27.3.10

Her eyes


She looked at me from her spot on the couch, head downcast and eyes barely visible through her thick lashes. I was harsh and had wounded her little soul. Her innocent but wounded look cut my heart.

Dinner preparations laid aside, I came close, not knowing how, but hopeful to reconnect with Catherine. She seemed shy, withdrawn, just as unsure as I was as to how to be restored.


It was the end of the day... a day that started for me at five am like all the mornings this week as Jack stretches his night feeds to (almost) morning. A second day in which Camille (our little soldier battling H1N1 this year, a stomach virus, a miserable diaper rash) woke with itchy red hives from head to toe. It was the end of the day and I was feeling it.


I had put Catherine and Camille into the shower for a little "splash and play" time while I made dinner, but Catherine was out scarcely before water even dripped down her face. Frustrated, I spoke harshly to her. Fortunately for Catherine (and me), Erik stepped in and had Catherine sit on the couch with a pile of books until dinner was ready. That was when I noticed her eyes.

Those eyes that said, "Mommy, I want us to be right with each other, but I don't know how." It was my fault, I knew. I had set us apart. My heart broke; dinner suddenly seemed trivial. I wanted nothing more than to be forgiven, welcomed back, restored. I walked over to the couch knelt down in front of her.


Do you want to talk about what happened? She nodded.
How are you feeling? A little sad, or something.
Why do you think you're feeling this way? Mommy angry.
We talked through the sequence of events - how she saw things and how I saw things that got us here, to this place. I told her where I went wrong. Her eyes lift. I tell her what I should have done. I tell her how sad I feel, because I was angry and spoke harshly to her and wasn't careful with her heart. I ask her to forgive me. Little arms instantly wrap tightly around my neck. Little eyes look intent and hopeful, eager to move forward together.

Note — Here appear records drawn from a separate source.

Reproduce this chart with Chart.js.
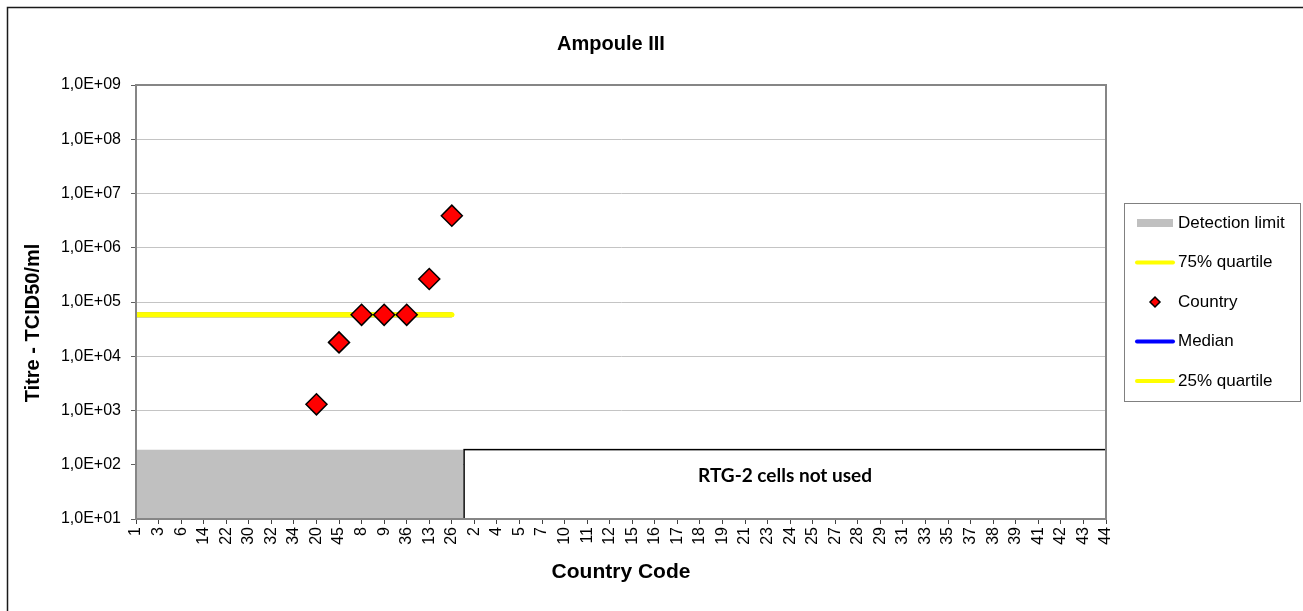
<!DOCTYPE html>
<html>
<head>
<meta charset="utf-8">
<script src="https://cdn.jsdelivr.net/npm/chart.js@4.4.1/dist/chart.umd.min.js"></script>
<style>
  html, body { margin: 0; padding: 0; background: #fff; }
  #wrap { width: 1303px; height: 611px; position: relative; }
</style>
</head>
<body>
<div id="wrap"><canvas id="titreChart"></canvas></div>
<script>
// country codes along the x axis (in plotted order)
const categories = ['1', '3', '6', '14', '22', '30', '32', '34', '20', '45', '8', '9', '36', '13', '26',
  '2', '4', '5', '7', '10', '11', '12', '15', '16', '17', '18', '19', '21', '23', '24', '25', '27',
  '28', '29', '31', '33', '35', '37', '38', '39', '41', '42', '43', '44'];

// countries that reported a titre
const countryCodes = ['20', '45', '8', '9', '36', '13', '26'];
const countryTitres = [1300, 18000, 58000, 58000, 58000, 265000, 3900000];

const quartile75 = 58000;
const medianTitre = 58000;
const quartile25 = 58000;
const detectionLimit = 190;

const yTicks = [1e1, 1e2, 1e3, 1e4, 1e5, 1e6, 1e7, 1e8, 1e9];

const lastTested = categories.indexOf('26');
const limitEnd = lastTested + 0.5;

const countryPoints = countryCodes.map((c, i) => ({ x: categories.indexOf(c), y: countryTitres[i] }));
const span = v => [{ x: 0, y: v }, { x: lastTested, y: v }];

Chart.defaults.font.family = 'Arial, "Liberation Sans", sans-serif';
Chart.defaults.color = '#000';

// frame, titles, text box and legend like the Excel original
const decor = {
  id: 'decor',
  beforeDraw(chart) {
    const ctx = chart.ctx;
    ctx.save();
    ctx.fillStyle = '#fff';
    ctx.fillRect(0, 0, chart.width, chart.height);
    ctx.strokeStyle = '#1a1a1a';
    ctx.lineWidth = 1.5;
    ctx.strokeRect(7.5, 7.5, chart.width + 20, chart.height + 20);
    ctx.restore();
  },
  afterDatasetsDraw(chart) {
    const ctx = chart.ctx;
    const x = chart.scales.x, y = chart.scales.y;
    const a = chart.chartArea;
    ctx.save();
    // "not used" box
    const bx = x.getPixelForValue(limitEnd) + 1;
    const by = y.getPixelForValue(detectionLimit);
    ctx.fillStyle = '#fff';
    ctx.fillRect(bx, by, a.right - bx, a.bottom - by);
    ctx.strokeStyle = '#000';
    ctx.lineWidth = 1.5;
    ctx.strokeRect(bx, by, a.right - bx, a.bottom - by);
    ctx.fillStyle = '#000';
    ctx.font = 'bold 19px Lato, "Open Sans", sans-serif';
    ctx.textAlign = 'center';
    ctx.textBaseline = 'middle';
    ctx.fillText('RTG-2 cells not used', (bx + a.right) / 2, by + 26);

    // plot frame
    ctx.strokeStyle = '#868686';
    ctx.lineWidth = 2;
    ctx.strokeRect(a.left, a.top, a.right - a.left, a.bottom - a.top);
    ctx.restore();
  },
  afterDraw(chart) {
    const ctx = chart.ctx;
    const a = chart.chartArea;
    ctx.save();
    ctx.fillStyle = '#000';
    ctx.textAlign = 'center';
    ctx.textBaseline = 'middle';
    ctx.font = 'bold 20px Arial, "Liberation Sans", sans-serif';
    ctx.fillText('Ampoule III', 611, 44);
    ctx.font = 'bold 21px Arial, "Liberation Sans", sans-serif';
    ctx.fillText('Country Code', (a.left + a.right) / 2, 572);
    ctx.save();
    ctx.translate(33, 323);
    ctx.rotate(-Math.PI / 2);
    ctx.font = 'bold 20px Arial, "Liberation Sans", sans-serif';
    ctx.fillText('Titre - TCID50/ml', 0, 0);
    ctx.restore();

    // legend
    const lx = 1124, ly = 203, lw = 176, lh = 198;
    ctx.strokeStyle = '#808080';
    ctx.lineWidth = 1;
    ctx.strokeRect(lx + 0.5, ly + 0.5, lw, lh);
    const items = [
      { text: 'Detection limit', kind: 'rect', color: '#c0c0c0' },
      { text: '75% quartile', kind: 'line', color: '#ffff00' },
      { text: 'Country', kind: 'diamond', color: '#ff0000' },
      { text: 'Median', kind: 'line', color: '#0000ff' },
      { text: '25% quartile', kind: 'line', color: '#ffff00' }
    ];
    ctx.font = '17px Arial, "Liberation Sans", sans-serif';
    ctx.textAlign = 'left';
    items.forEach((it, i) => {
      const cy = 223 + i * 39.5;
      if (it.kind === 'rect') {
        ctx.fillStyle = it.color;
        ctx.fillRect(1137, cy - 4, 36, 8);
      } else if (it.kind === 'line') {
        ctx.strokeStyle = it.color;
        ctx.lineWidth = 4;
        ctx.lineCap = 'round';
        ctx.beginPath();
        ctx.moveTo(1137, cy);
        ctx.lineTo(1173, cy);
        ctx.stroke();
      } else {
        ctx.fillStyle = it.color;
        ctx.strokeStyle = '#000';
        ctx.lineWidth = 1.5;
        ctx.beginPath();
        ctx.moveTo(1155 - 5, cy);
        ctx.lineTo(1155, cy - 5);
        ctx.lineTo(1155 + 5, cy);
        ctx.lineTo(1155, cy + 5);
        ctx.closePath();
        ctx.fill();
        ctx.stroke();
      }
      ctx.fillStyle = '#000';
      ctx.fillText(it.text, 1178, cy);
    });
    ctx.restore();
  }
};

const config = {
  type: 'scatter',
  data: {
    datasets: [
      {
        label: 'Country',
        data: countryPoints,
        pointStyle: 'rectRot',
        pointRadius: 10.5,
        pointHoverRadius: 10.5,
        backgroundColor: '#ff0000',
        borderColor: '#000',
        borderWidth: 1.5,
        order: 0
      },
      {
        label: '75% quartile',
        type: 'line',
        data: span(quartile75),
        borderColor: '#ffff00',
        borderWidth: 5,
        borderCapStyle: 'round',
        pointRadius: 0,
        order: 1
      },
      {
        label: '25% quartile',
        type: 'line',
        data: span(quartile25),
        borderColor: '#ffff00',
        borderWidth: 5,
        borderCapStyle: 'round',
        pointRadius: 0,
        order: 2
      },
      {
        label: 'Median',
        type: 'line',
        data: span(medianTitre),
        borderColor: '#0000ff',
        borderWidth: 5,
        pointRadius: 0,
        order: 3
      },
      {
        label: 'Detection limit',
        type: 'line',
        data: [{ x: 0, y: detectionLimit }, { x: limitEnd, y: detectionLimit }],
        borderWidth: 0,
        borderColor: 'rgba(0,0,0,0)',
        backgroundColor: '#c0c0c0',
        fill: 'start',
        pointRadius: 0,
        order: 4
      }
    ]
  },
  options: {
    responsive: true,
    maintainAspectRatio: false,
    animation: false,
    layout: { padding: { left: 0, top: 85, right: 197, bottom: 0 } },
    plugins: {
      legend: { display: false },
      title: { display: false },
      tooltip: { enabled: false }
    },
    scales: {
      x: {
        type: 'linear',
        min: 0,
        max: categories.length - 1,
        afterBuildTicks: scale => {
          scale.ticks = categories.map((c, i) => ({ value: i }));
        },
        afterFit: scale => { scale.height = 92; },
        ticks: {
          autoSkip: false,
          minRotation: 90,
          maxRotation: 90,
          padding: 3,
          font: { size: 16 },
          callback: v => categories[v]
        },
        grid: {
          drawOnChartArea: false,
          tickLength: 5,
          tickColor: '#404040'
        },
        border: { color: '#404040', width: 1.5 }
      },
      y: {
        type: 'logarithmic',
        min: yTicks[0],
        max: yTicks[yTicks.length - 1],
        afterBuildTicks: scale => {
          scale.ticks = yTicks.map(v => ({ value: v }));
        },
        afterFit: scale => { scale.width = 136; },
        ticks: {
          padding: 10,
          font: { size: 16 },
          callback: v => '1,0E+' + String(Math.round(Math.log10(v))).padStart(2, '0')
        },
        grid: {
          color: '#c4c4c4',
          lineWidth: 1,
          tickLength: 5,
          tickColor: '#606060'
        },
        border: { color: '#868686', width: 2 }
      }
    }
  },
  plugins: [decor]
};

const ctx = document.getElementById('titreChart').getContext('2d');
new Chart(ctx, config);
</script>
</body>
</html>
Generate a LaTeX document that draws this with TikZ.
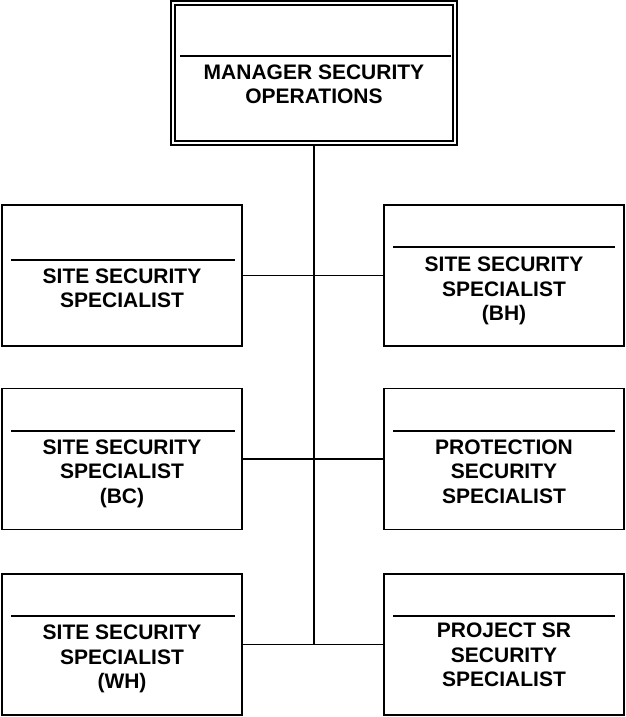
\documentclass[tikz,border=0pt]{standalone}
\usepackage{fontspec}
\setmainfont{Liberation Sans}
\usetikzlibrary{positioning}

\begin{document}
\begin{tikzpicture}[x=1pt, y=-1pt, line width=1.8pt,
	box_node/.style={rectangle,draw,minimum width=240pt,minimum height=141pt,inner sep=0pt},
	title_node/.style={align=center,inner sep=0pt,font=\fontsize{21}{24.5}\selectfont\bfseries}]
				
				\useasboundingbox (0,0) rectangle (625,717);
				
				% manager
				\node[box_node, double, double distance=2.2pt, minimum width=282pt, minimum height=140pt] (mgr) at (314,73) {};
				\draw ([shift={(8,54)}]mgr.north west) -- ([shift={(-5,54)}]mgr.north east);
				\node[title_node] (mgrt) at ([shift={(0,82)}]mgr.north) {MANAGER SECURITY\\OPERATIONS};
				
				% left column
				\node[box_node] (l1) at (122,275.5) {};
				\node[box_node] (l2) at (122,459) {};
				\node[box_node] (l3) at (122,644.5) {};
				% right column
				\node[box_node] (r1) at (504,275.5) {};
				\node[box_node] (r2) at (504,459) {};
				\node[box_node] (r3) at (504,644.5) {};
				
				% rules
				\draw ([shift={(10,56)}]l1.north west) -- ([shift={(-8,56)}]l1.north east);
				\draw ([shift={(10,43)}]l2.north west) -- ([shift={(-8,43)}]l2.north east);
				\draw ([shift={(10,43)}]l3.north west) -- ([shift={(-8,43)}]l3.north east);
				\draw ([shift={(10,43)}]r1.north west) -- ([shift={(-10,43)}]r1.north east);
				\draw ([shift={(10,43)}]r2.north west) -- ([shift={(-10,43)}]r2.north east);
				\draw ([shift={(10,43)}]r3.north west) -- ([shift={(-10,43)}]r3.north east);
				
				% titles
				\node[title_node] (l1t) at ([shift={(0,84)}]l1.north) {SITE SECURITY\\SPECIALIST};
				\node[title_node] (l2t) at ([shift={(0,86)}]l2.north) {SITE SECURITY\\SPECIALIST\\(BC)};
				\node[title_node] (l3t) at ([shift={(0,86)}]l3.north) {SITE SECURITY\\SPECIALIST\\(WH)};
				\node[title_node] (r1t) at ([shift={(0,87)}]r1.north) {SITE SECURITY\\SPECIALIST\\(BH)};
				\node[title_node] (r2t) at ([shift={(0,84)}]r2.north) {PROTECTION\\SECURITY\\SPECIALIST};
				\node[title_node] (r3t) at ([shift={(0,82)}]r3.north) {PROJECT SR\\SECURITY\\SPECIALIST};
				
				% connectors
				\coordinate (trunk) at (l3.east -| mgr.south);
				\draw (mgr.south) -- (trunk);
				\draw (l1.east) -- (l1.east -| mgr.south);
				\draw (l2.east) -- (l2.east -| mgr.south);
				\draw (l3.east) -- (trunk);
				\draw (r1.west) -- (r1.west -| mgr.south);
				\draw (r2.west) -- (r2.west -| mgr.south);
				\draw (r3.west) -- (trunk);
			\end{tikzpicture}
\end{document}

The day is over. Dinner fed, children in bed. The night is a pause at the end of a full day.
I look over to the empty couch now, remembering. I kneel down again by the couch, this time with Erik. We pray for our Jack's sleep, for Camille's rash, for Catherine to know that while we are flawed parents, God isn't. In these moments, the joyful and the challenging, may we point our children to Him.